Progress continues at Dorset’s new school in Shaftesbury for children with special educational needs and/or disabilities (SEND).
Coombe House School, named after the original house on the site, will be part of the wider Dorset Centre of Excellence development.
The school is being developed with fantastic facilities to improve the lives of Dorset children with SEND, and to reduce future costs.
The first teachers have been recruited, they are experienced staff with a range of primary, secondary and special education backgrounds.
Headteacher Katie Charles joined the project in October 2021. She says: ‘I’m looking forward to welcoming my new colleagues to Coombe House School so we can build long-lasting relationships with our students, parents and the community.
‘The school will be dedicated to preparing our students for their future. This underpins our promise to equip every student with the essential life skills, knowledge and qualifications to ensure they embark on the next stage of their life journey with as much confidence and independence as possible when they leave.’
While construction and adaptation work continues, the curriculum is being developed, and paperwork prepared for the Ofsted inspection that will take place before the first students come through the doors.
Coombe House School will open in spring 2022. Before this, a transition process will begin early in the new year for the young people and their families who will be the first students joining the school. It is anticipated that 60 students will join the school in the first year, and this will grow to around 280 students over the next five years.
It will be a managed transition for students joining the school and Councillor Andrew Parry, Dorset Council Portfolio Holder for Children, Education and Early Help, explained how this will work.
‘The admission process starts with a council referral to the school. If it is decided by the family and school professionals that the school can meet the young person’s needs, a plan will be developed to make transition as smooth as possible,’ he said.
‘The children and young people will join the school at a time that’s right for them, not necessarily at the start of a new school term. The school will work closely with each child and their family, alongside professionals, such as education psychologists.’
Councillor Parry continued: ‘Relationship building is the key to the success of this process, and the council will work with families, young people and the school to ensure we get off to the best start possible.

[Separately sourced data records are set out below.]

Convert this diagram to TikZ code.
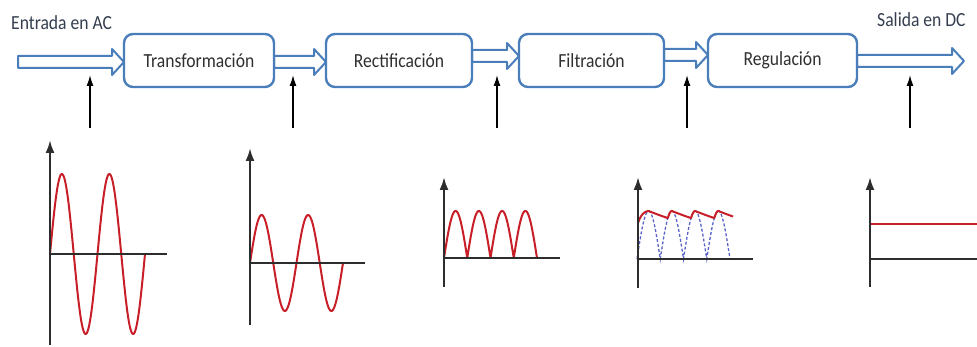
\documentclass[tikz,border=0pt]{standalone}
\usepackage{fontspec}
\usepackage{graphicx}
\setmainfont{Carlito}
\usetikzlibrary{arrows.meta,calc}
\definecolor{boxblue}{RGB}{74,126,187}
\definecolor{sigred}{RGB}{200,30,40}
\definecolor{axisgray}{RGB}{45,45,45}
\definecolor{txtgray}{RGB}{48,48,48}
\definecolor{captgray}{RGB}{52,62,78}
\definecolor{dashblue}{RGB}{90,100,200}
\newcommand\lbl[1]{\scalebox{0.88}[1]{#1}}
\newcommand\blockarr[3]{%
  \path[blockarrow] let \p1=(#1), \p2=(#2), \p3=(0,#3) in
    (\x1,\y3+6pt) -- (\x2-12pt,\y3+6pt) -- (\x2-12pt,\y3+13pt) -- (\x2,\y3)
    -- (\x2-12pt,\y3-13pt) -- (\x2-12pt,\y3-6pt) -- (\x1,\y3-6pt) -- cycle;}
\tikzset{
  stagebox/.style={draw=boxblue, line width=2.4pt, fill=white, rounded corners=9pt,
    minimum height=53pt, inner sep=0pt, text=txtgray,
    font=\fontsize{20}{24}\selectfont},
  blockarrow/.style={draw=boxblue, fill=white, line width=2pt, line join=round},
  uparrow/.style={draw=black, line width=1.4pt, -{Latex[length=11pt,width=7pt]}},
  axisline/.style={draw=axisgray, line width=2.2pt},
  axisarrow/.style={axisline, -{Latex[length=13pt,width=9pt]}},
  sig/.style={draw=sigred, line width=2pt, line join=round},
  dsig/.style={draw=dashblue, line width=1.3pt, dash pattern=on 3pt off 2pt},
  caption/.style={inner sep=0pt, anchor=base west, text=captgray, font=\fontsize{20}{24}\selectfont}
}
\begin{document}
\begin{tikzpicture}[x=1pt,y=-1pt]
\useasboundingbox (0,0) rectangle (977,347);

% captions
\node[caption] (inp) at (11,30) {\lbl{Entrada en AC}};
\node[caption] (outp) at (877,27) {\lbl{Salida en DC}};

% arrow ends
\coordinate (start) at (18,62);
\coordinate (finish) at (964,61);

% stage box anchors
\path (199,60.5) coordinate (tc) (399,60.5) coordinate (rc) (591.5,60.5) coordinate (fc) (782.5,60.5) coordinate (gc);
\path (tc) ++(-75,0) coordinate (tw) (tc) ++(75,0) coordinate (te);
\path (rc) ++(-73,0) coordinate (rw) (rc) ++(73,0) coordinate (re);
\path (fc) ++(-72.5,0) coordinate (fw) (fc) ++(72.5,0) coordinate (fe);
\path (gc) ++(-74.5,0) coordinate (gw) (gc) ++(74.5,0) coordinate (ge);

\blockarr{start}{tw}{62}
\blockarr{te}{rw}{62}
\blockarr{re}{fw}{56}
\blockarr{fe}{gw}{55}
\blockarr{ge}{finish}{61}

\node[stagebox, minimum width=150pt] (t) at (tc) {\lbl{Transformación}};
\node[stagebox, minimum width=146pt] (r) at (rc) {\lbl{Rectificación}};
\node[stagebox, minimum width=145pt] (f) at (fc) {\lbl{Filtración}};
\node[stagebox, minimum width=149pt] (g) at (gc) {\lbl{Regulación}};

% measurement arrows
\foreach \i/\xx in {1/90,2/293,3/497,4/687,5/910}{
  \coordinate (m\i b) at (\xx,128);
  \coordinate (m\i t) at (\xx,75);
  \draw[uparrow] (m\i b) -- (m\i t);
}

% graph 1: AC input
\draw[sig] plot[domain=0:720, samples=120, variable=\t] ({50+\t/720*95}, {254-80*sin(\t)});
\draw[axisarrow] (50,345) -- (50,140);
\draw[axisline] (50,254) -- (167,254);

% graph 2: transformed AC
\draw[sig] plot[domain=0:720, samples=120, variable=\t] ({250+\t/720*93}, {263-48*sin(\t)});
\draw[axisarrow] (250,325) -- (250,148);
\draw[axisline] (250,263) -- (365,263);

% graph 3: rectified
\draw[sig] plot[domain=0:720, samples=161, variable=\t] ({444+\t/720*93}, {258-47*abs(sin(\t))});
\draw[axisarrow] (444,287) -- (444,177);
\draw[axisline] (444,258) -- (560,258);

% graph 4: filtered
\draw[dsig] plot[domain=0:720, samples=161, variable=\t] ({637+\t/720*93}, {259-48*abs(sin(\t))});
\draw[sig] (638,223) .. controls (641,214) and (645,211) .. (648.6,211)
  -- plot[domain=11.6:96, samples=220, variable=\u]
  ({637+\u}, {259-max(48*abs(sin(\u/23.25*180)), 48*exp(-mod(\u-11.6,23.25)/120))});
\draw[axisarrow] (638,288) -- (638,177);
\draw[axisline] (638,259) -- (753,259);

% graph 5: DC output
\draw[sig] (870,224) -- (977,224);
\draw[axisarrow] (870,287) -- (870,177);
\draw[axisline] (870,259) -- (977,259);
\end{tikzpicture}
\end{document}
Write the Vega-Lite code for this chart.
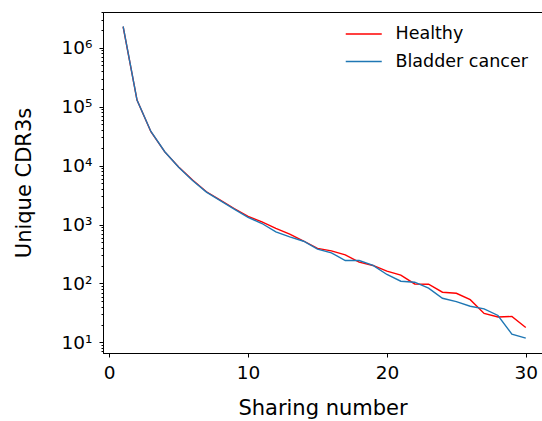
{
  "$schema": "https://vega.github.io/schema/vega-lite/v6.json",
  "autosize": {"type": "none"},
  "padding": {"left": 103, "top": 12, "right": 0, "bottom": 68},
  "width": 439,
  "height": 341,
  "background": "white",
  "config": {
    "view": {"stroke": "black", "strokeWidth": 1},
    "font": "DejaVu Sans",
    "axis": {
      "grid": false,
      "domainColor": "black",
      "tickColor": "black",
      "labelColor": "black",
      "titleColor": "black",
      "labelFont": "DejaVu Sans",
      "titleFont": "DejaVu Sans",
      "titleFontWeight": "normal",
      "labelFontSize": 18.5,
      "titleFontSize": 21
    },
    "legend": {"labelFont": "DejaVu Sans", "labelFontSize": 17.5, "labelColor": "black"}
  },
  "data": {
    "values": [
      {"n": 1, "v": 2270000, "group": "Healthy"},
      {"n": 2, "v": 129000, "group": "Healthy"},
      {"n": 3, "v": 37500, "group": "Healthy"},
      {"n": 4, "v": 17100, "group": "Healthy"},
      {"n": 5, "v": 9500, "group": "Healthy"},
      {"n": 6, "v": 5700, "group": "Healthy"},
      {"n": 7, "v": 3600, "group": "Healthy"},
      {"n": 8, "v": 2600, "group": "Healthy"},
      {"n": 9, "v": 1870, "group": "Healthy"},
      {"n": 10, "v": 1370, "group": "Healthy"},
      {"n": 11, "v": 1110, "group": "Healthy"},
      {"n": 12, "v": 860, "group": "Healthy"},
      {"n": 13, "v": 687, "group": "Healthy"},
      {"n": 14, "v": 525, "group": "Healthy"},
      {"n": 15, "v": 393, "group": "Healthy"},
      {"n": 16, "v": 357, "group": "Healthy"},
      {"n": 17, "v": 306, "group": "Healthy"},
      {"n": 18, "v": 230, "group": "Healthy"},
      {"n": 19, "v": 202, "group": "Healthy"},
      {"n": 20, "v": 162, "group": "Healthy"},
      {"n": 21, "v": 138, "group": "Healthy"},
      {"n": 22, "v": 98, "group": "Healthy"},
      {"n": 23, "v": 97, "group": "Healthy"},
      {"n": 24, "v": 71, "group": "Healthy"},
      {"n": 25, "v": 68, "group": "Healthy"},
      {"n": 26, "v": 53, "group": "Healthy"},
      {"n": 27, "v": 31, "group": "Healthy"},
      {"n": 28, "v": 27, "group": "Healthy"},
      {"n": 29, "v": 27.5, "group": "Healthy"},
      {"n": 30, "v": 17.9, "group": "Healthy"},
      {"n": 1, "v": 2300000, "group": "Bladder cancer"},
      {"n": 2, "v": 130000, "group": "Bladder cancer"},
      {"n": 3, "v": 38000, "group": "Bladder cancer"},
      {"n": 4, "v": 17200, "group": "Bladder cancer"},
      {"n": 5, "v": 9400, "group": "Bladder cancer"},
      {"n": 6, "v": 5600, "group": "Bladder cancer"},
      {"n": 7, "v": 3550, "group": "Bladder cancer"},
      {"n": 8, "v": 2550, "group": "Bladder cancer"},
      {"n": 9, "v": 1820, "group": "Bladder cancer"},
      {"n": 10, "v": 1320, "group": "Bladder cancer"},
      {"n": 11, "v": 1040, "group": "Bladder cancer"},
      {"n": 12, "v": 750, "group": "Bladder cancer"},
      {"n": 13, "v": 618, "group": "Bladder cancer"},
      {"n": 14, "v": 520, "group": "Bladder cancer"},
      {"n": 15, "v": 382, "group": "Bladder cancer"},
      {"n": 16, "v": 331, "group": "Bladder cancer"},
      {"n": 17, "v": 245, "group": "Bladder cancer"},
      {"n": 18, "v": 245, "group": "Bladder cancer"},
      {"n": 19, "v": 202, "group": "Bladder cancer"},
      {"n": 20, "v": 142, "group": "Bladder cancer"},
      {"n": 21, "v": 109, "group": "Bladder cancer"},
      {"n": 22, "v": 105, "group": "Bladder cancer"},
      {"n": 23, "v": 83, "group": "Bladder cancer"},
      {"n": 24, "v": 56, "group": "Bladder cancer"},
      {"n": 25, "v": 49, "group": "Bladder cancer"},
      {"n": 26, "v": 41, "group": "Bladder cancer"},
      {"n": 27, "v": 37, "group": "Bladder cancer"},
      {"n": 28, "v": 28.6, "group": "Bladder cancer"},
      {"n": 29, "v": 13.8, "group": "Bladder cancer"},
      {"n": 30, "v": 11.8, "group": "Bladder cancer"}
    ]
  },
  "mark": {"type": "line", "strokeWidth": 1.4, "clip": true},
  "encoding": {
    "x": {
      "field": "n",
      "type": "quantitative",
      "scale": {"domain": [-0.45, 31.17], "nice": false, "zero": false},
      "axis": {
        "title": "Sharing number",
        "values": [0, 10, 20, 30],
        "tickSize": 4,
        "labelPadding": 6,
        "titlePadding": 16
      }
    },
    "y": {
      "field": "v",
      "type": "quantitative",
      "scale": {"type": "log", "domain": [6.6, 4040000], "nice": false},
      "axis": {
        "title": "Unique CDR3s",
        "values": [7, 8, 9, 10, 20, 30, 40, 50, 60, 70, 80, 90, 100, 200, 300, 400, 500, 600, 700, 800, 900, 1000, 2000, 3000, 4000, 5000, 6000, 7000, 8000, 9000, 10000, 20000, 30000, 40000, 50000, 60000, 70000, 80000, 90000, 100000, 200000, 300000, 400000, 500000, 600000, 700000, 800000, 900000, 1000000, 2000000, 3000000, 4000000],
        "labelExpr": "abs(log(datum.value)/LN10 - round(log(datum.value)/LN10)) < 0.001 ? '10' + ['⁰','¹','²','³','⁴','⁵','⁶','⁷'][round(log(datum.value)/LN10)] : ''",
        "tickSize": {"condition": {"test": "abs(log(datum.value)/LN10 - round(log(datum.value)/LN10)) < 0.001", "value": 4}, "value": 2},
        "labelPadding": 7,
        "titlePadding": 27
      }
    },
    "color": {
      "field": "group",
      "type": "nominal",
      "sort": ["Healthy", "Bladder cancer"],
      "scale": {"domain": ["Healthy", "Bladder cancer"], "range": ["#ff0000", "#1f77b4"]},
      "legend": {
        "title": null,
        "orient": "none",
        "legendX": 252,
        "legendY": 13.25,
        "padding": 0,
        "symbolType": "M-2.77,0H2.77",
        "symbolSize": 169,
        "symbolStrokeWidth": 1.4,
        "labelOffset": 23,
        "rowPadding": 8.5
      }
    }
  }
}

‘This is about what’s right for each individual and we look forward to welcoming our children and young people to their new school.’
The Dorset Centre of Excellence will be a national centre of learning for professionals working with children and young people and a community asset. It will offer training and courses, making use of the state-of-the-art facilities, including provision for arts, culture, music and sport.
In early 2021, Dorset Council took the step of securing the extensive site to meet the growing need for more high-quality special education provision. Coombe House School will join Dorset Council’s other existing special schools in and is part of the council’s wider £37.5 million plan to improve the lives of Dorset children with SEND.
500 places for children with SEND are being created across Dorset as part of the council’s £37.5 million investment.
Whilst the majority of children with SEND can be supported in mainstream schools, such as local primary and secondary schools, there are some children and young people who need more specialist support and provision.
Currently more than 250 Dorset children and young people with SEND are educated in expensive, independent provision, many far out of our county. This currently costs Dorset Council around £14 million a year.